Where I Live is a Linking Verb

Where I live, spring is becoming summer. It is a beautiful time of year filled with birdsong and flowers. The hardwood trees have recently leaved out. For a week or so there are seemingly an infinite number of shades of green on the hillsides. Gradually this array becomes one robust, forest green.

 

I am also fortunate that I grew up on a working dairy farm. As a child, I remember heading outside as soon as I could after breakfast, unless it was raining or very cold. Outside, I soaked in the natural world, the plants, animals, birds, insects, weather signs, seasons, and the passage of the day from morning to the end of the afternoon.

 

Recently, I listened with interest to an entomologist explain why people should not kill the spiders they find in their homes.

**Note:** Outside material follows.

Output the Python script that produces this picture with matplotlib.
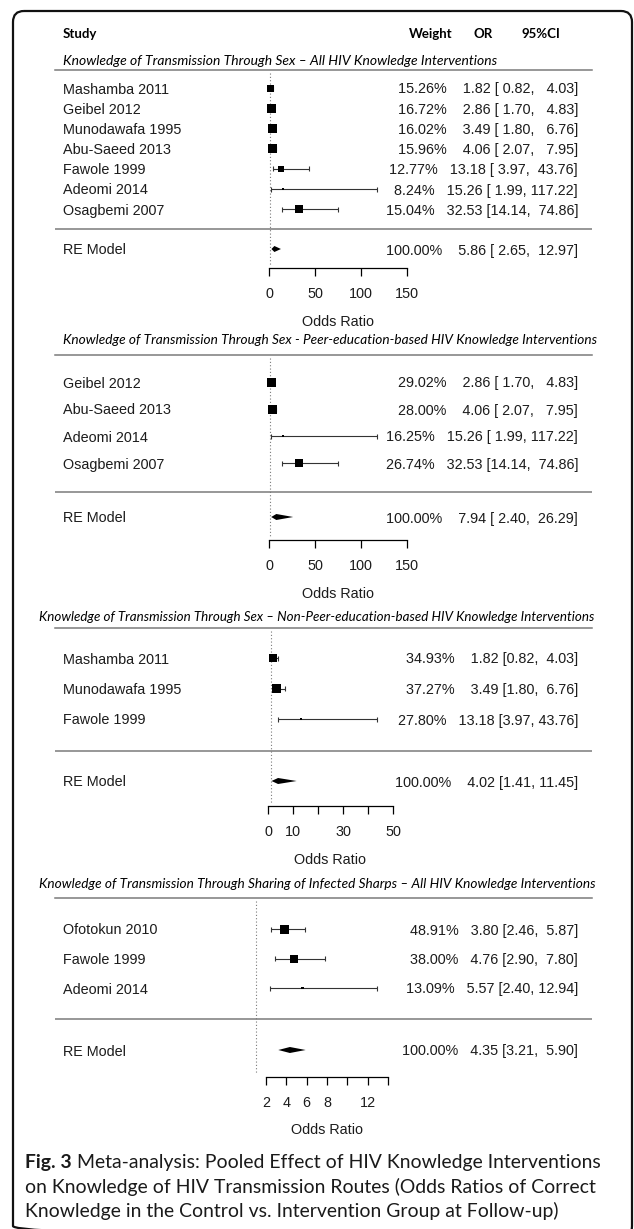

When he was pushed to explain why, not only did he say that very few spiders are poisonous and shun human contact, but mainly, he said, they are living creatures like us and therefore deserve to live out their lives. This made perfect sense to me. I remember that we had a ‘pet’ spider we nicknamed what else but Charlotte, who had a web in a corner of our dining room ceiling. But I wondered how convincing his argument was for most of the radio audience.

 

The experience of spring into summer reminds me of an issue I ponder and worry about. In our culture, most of us, as we go about our daily lives, are removed from the natural world. It is other, something separate from the human world. So what do I mean by the ‘natural world?’ The closest definition that I could find, from the Macmillan dictionary (www.macmillandictionary.com) is “the biosphere, the parts of the Earth’s surface and atmosphere where plants an animals can exist,” in other words, an inclusive definition of life on earth.

 

When our environment is under siege from climate change and the depletion of resources, I propose a modest shift in our understanding about and expression of of our connection to the natural world. And it depends on our use of language. At this time, we live in an environment, on the earth, in a landscape, along side nature, etc. Yet we can be home. What if we are not just in the natural world, but we are the natural world? We are not of, or in, or on, but we are… My modest proposal might open our minds to the interconnection of all living things, and, hopefully lead to acts of engagement and stewardship, and not just the use of.